Manual vs. Male football rivalry will become a virtual reality experience
CEEK VR will partner with the Great American Rivalry Series to create virtual reality experiences for ten high school football games across the country, including the Manual vs. Male rivalry in October.
LOUISVILLE, Ky. (WDRB) -- CEEK VR will partner with the Great American Rivalry Series to create virtual reality experiences for ten high school football games across the country, including the duPont Manual vs. Male rivalry in October.
The local rivalry dates back to 1893, and to celebrate the 125th game this fall, a Manual alumnus helped make the virtual reality project a reality.
Rick Ford, a graduate of duPont Manual, is the founder of the Great American Rivalry Series. The group covers more than 100 high school rivalries across the country every year. Ford and Mary Spio, the founder of CEEK VR, connected to create this virtual reality project.
Spio spoke with a couple hundred Manual students Wednesday about the company and how imagination is critical for the future of the technology industry.
“When you think of television, television and sports go together," Spio said. "And since VR is the next level of engagement, it’s a natural for sports, for people to be able to feel the energy.”
She said VR is already being used for concerts, games and training videos, but there are more ways to imagine using the technology. Spio said creating virtual reality experiences from sporting events will turn “local events into global fanfare,” allowing anyone in the world to get a feel for the game, fans, tailgating and energy.
“What we’re looking to do with VR is give people a chance to feel all that,” Spio said.
Ford said the Manual vs. Male rivalry is more than just sports. It’s a community bond, and he’s excited to capture and relive the game and also share that with the world.
“So when you put that helmet on, you literally immerse yourself in the entire experience,” he said.
During that game in October, there will be eight different cameras capturing video from every angle. Then a team of editors will stitch it all together to create a feed available on the app. Spio believes it should take about a week to create the virtual reality, 360-degree video. Then it will be ready for people to relive using the CEEK VR headset.

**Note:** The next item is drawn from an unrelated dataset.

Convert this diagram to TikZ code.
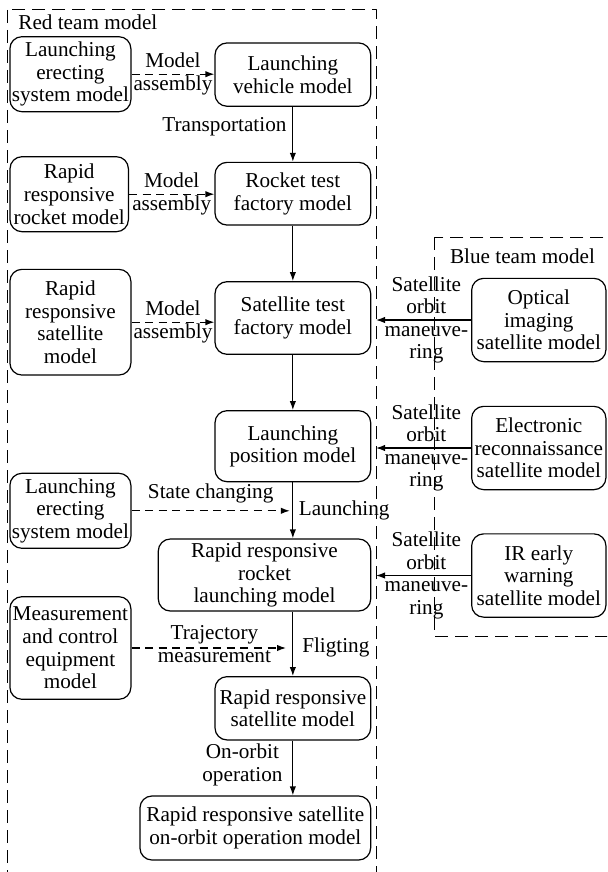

Spio gave every student at Wednesday’s event a CEEK VR headset.
Manual’s assistant principal Greg Kuhn joked the virtual reality aspect gives them extra incentive to win this game. But beyond the game, Kuhn said he’s inspired watching his students learn about the limitless possibilities for them.
“It’s a real joy, because these are really hard-working kids, very ambitious,” he said.
Spio aid she’s excited to sponsor this project, but she’s also hoping to encourage students to pursue STEM related careers.
“The next generation of consumer electronics and innovation are going to come out of the halls of Manual,” she said.